Since then, dozens of workshops have been held across the country to inspire action and encourage communities to save their local war memorial. Did you know it is estimated that 10,000 war memorials are at risk? Did you know that there is no complete database of all the country’s war memorials and their current condition? We want to change this.
Civic Voice, the national charity for the civic movement, is running a free workshop in York on 5th April, 9.45am – 1pm. Come and find out more about the programme and how you can identify and record the condition of your local war memorials. From the workshop you will gain:
- Background information about the programme
- Training to undertake a simple condition survey.

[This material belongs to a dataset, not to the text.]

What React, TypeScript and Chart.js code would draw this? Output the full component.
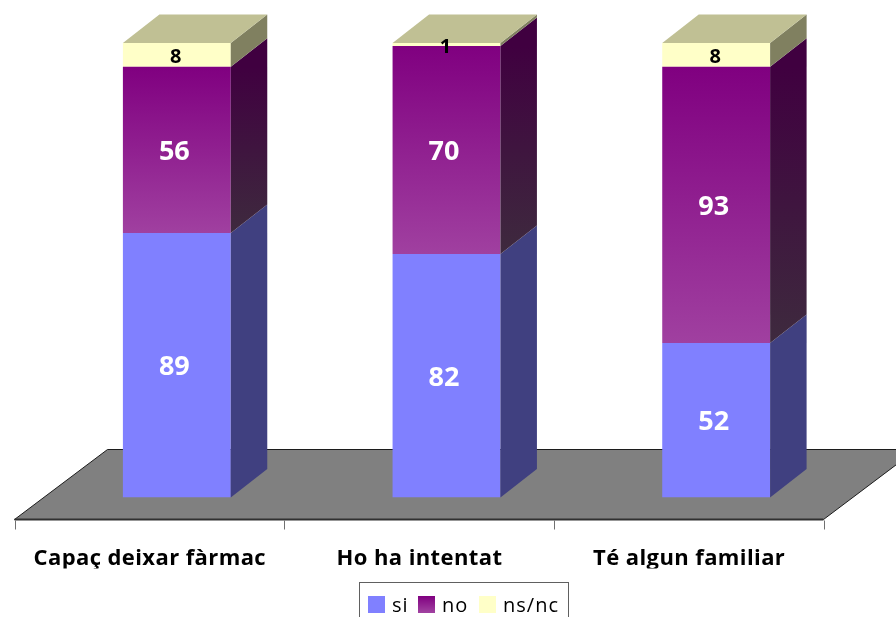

- Training on how to record survey results on the War Memorials Online website
- Information about funding for war memorial repairs and conservation
- A resource pack containing all the necessary information to get you started.
To reserve your free place at the workshop visit here or contact Civic Voice on 0151 707 4319 or email.
I hope this email provides enough of an introduction to the programme in order for you and your members to consider getting involved. It is a great opportunity to make a real and lasting difference to an important part of your local heritage. If you require any further information please do not hesitate to contact me.”
News from the Later Prehistoric Finds Group:
The Later Prehistoric Finds Group are pleased to announce our latest finds datasheet is now available online here.
Object Datasheet No. 3: A Short Guide to Later Bronze Age Spearheads: by Richard Davis
We are very grateful to Richard for creating this useful and clear potted guide to such a vast assemblage of finds. If you wish to find out more about these artefacts please do refer to Dr Davis’s PBFs or contact him if you have any further questions (references and contact details are on the datasheet).
Our datasheets are all available to download from our website and include:
Datasheet 1: Early and Middle Iron Age Bow Brooches (Adams, S. 2015)
Datasheet 2: Early Iron Age Socketed Axes (Boughton. D. 2016)
and Datasheet 4 on glass beads is currently in preparation.